Ethereum [ETH], the largest altcoin saw a major decline below the $1,600 support similar to Bitcoin [BTC]. ETH even dived below $1,550 before the bulls tried to take a stand but failed. Despite the lack of real fireworks in ETH, open interest in futures markets continues to see unprecedented levels.
Could this be a sign of volatility around the time of the upgrade?
Ethereum speculative action continues, with over $6.12 billion in outstanding Open Interest for Call Options. Put options accounted for a much smaller share as highlighted by Glassnode’s latest insight.
Source: Glassnode
As per the graph above, Put Options registered a much smaller number of $1.5 billion. Thus, making for a Put/Call Ratio of 0.25.
ETH has been dominated by bullish call options traders as the Put/Call ratio (PCR) stood at 0.25. In fact, at press time, the rate stood at 0.24, which is again a bullish sign.
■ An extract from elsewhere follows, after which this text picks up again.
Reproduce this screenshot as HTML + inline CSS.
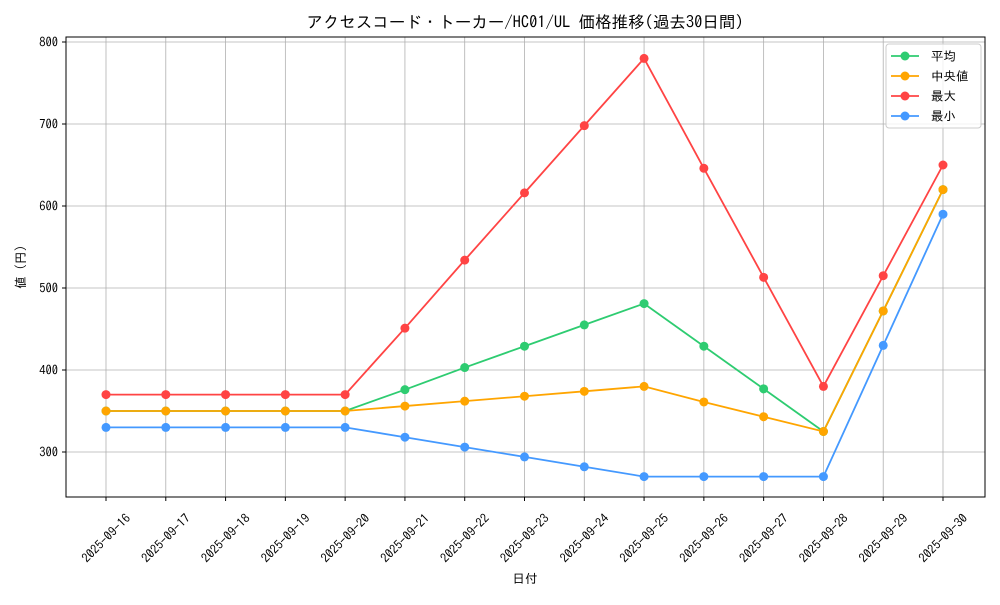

A PCR ratio below one suggests that traders are buying more Call options than Put options. It signals that most market participants are betting on a likely bullish trend going forward.
Source: Cryptorank.io
Interestingly, most of Ethereum’s option bets were placed for 30 September and 30 December. This, indeed, shed light on traders’ bullish bets on a potential ETH rise after the Merge.
The much-anticipated Merge would lead to a reduction in ETH issuance and bring a store of value appeal to the asset.
Furthermore, the said incline wasn’t just a one-night wonder that happened overnight. ETH’s open interest, for the first time, overtook industry leader BTC on 1 August as covered in a previous report.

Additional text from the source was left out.